There can't be any doubt that we should simply cancel the whole project right now. The price of an equivalent number of P-8s would be recouped very quickly indeed through lower running costs. And actually, we might very well give some thought to simply not having subhunter planes for a while - it's hardly top of the priority list right now, and we've recently bought loads of incredibly expensive anti-submarine helicopters and frigate sonars which will do just fine if any enemy subs should actually appear.

Cash freed up by not having maritime patrol planes for a while would let us put some more troops on the ground in Afghanistan - we have the people in uniform already, the manpower cap there is primarily a matter of money - and maybe make some progress in the war we started 8 years ago.

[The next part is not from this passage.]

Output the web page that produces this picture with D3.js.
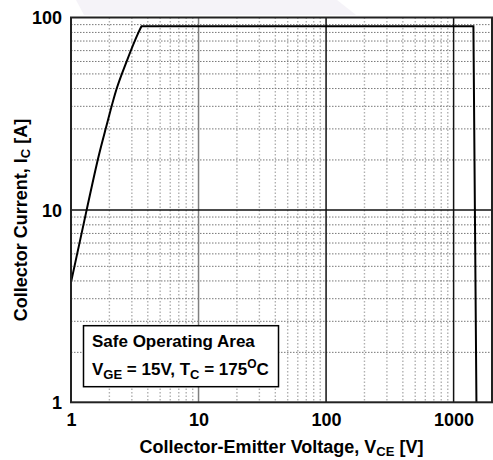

Or we could pay our troops decently, or look after the injured better.

But there seems to be zero chance of anything common-sense like that happening. This is largely due to the very successful obfuscation by the RAF of just how relatively little - considering the massive costs in money and lives - the Nimrods have actually been contributing in Afghanistan. It doesn't take away from the hard work and sacrifice of the crews to say that: it should be obvious that maritime patrol aircraft aren't going to be a critically important counter-insurgency tool. Once again, operational security ("can't tell you what they're doing old boy, frightfully secret") has been used as a cloak for empire-building, or in this case empire-preservation.

"It's just wonderful to see this aircraft take to the skies," enthused BAE's Steve Timms last week.

Not if you're a British taxpayer or serviceman, it isn't. ®

*The de Havilland Comet first flew in 1949.

**A Nimrod R1 elint plane is hugely more relevant and useful than either an MR2 or MRA4. Fortunately, the MoD seem to be resisting BAE's plan to replace the aged R1s with more specially-pimped Comet relics at colossal and unnecessary cost. Instead the ministry is looking to buy US "Rivet Joint" planes for this job.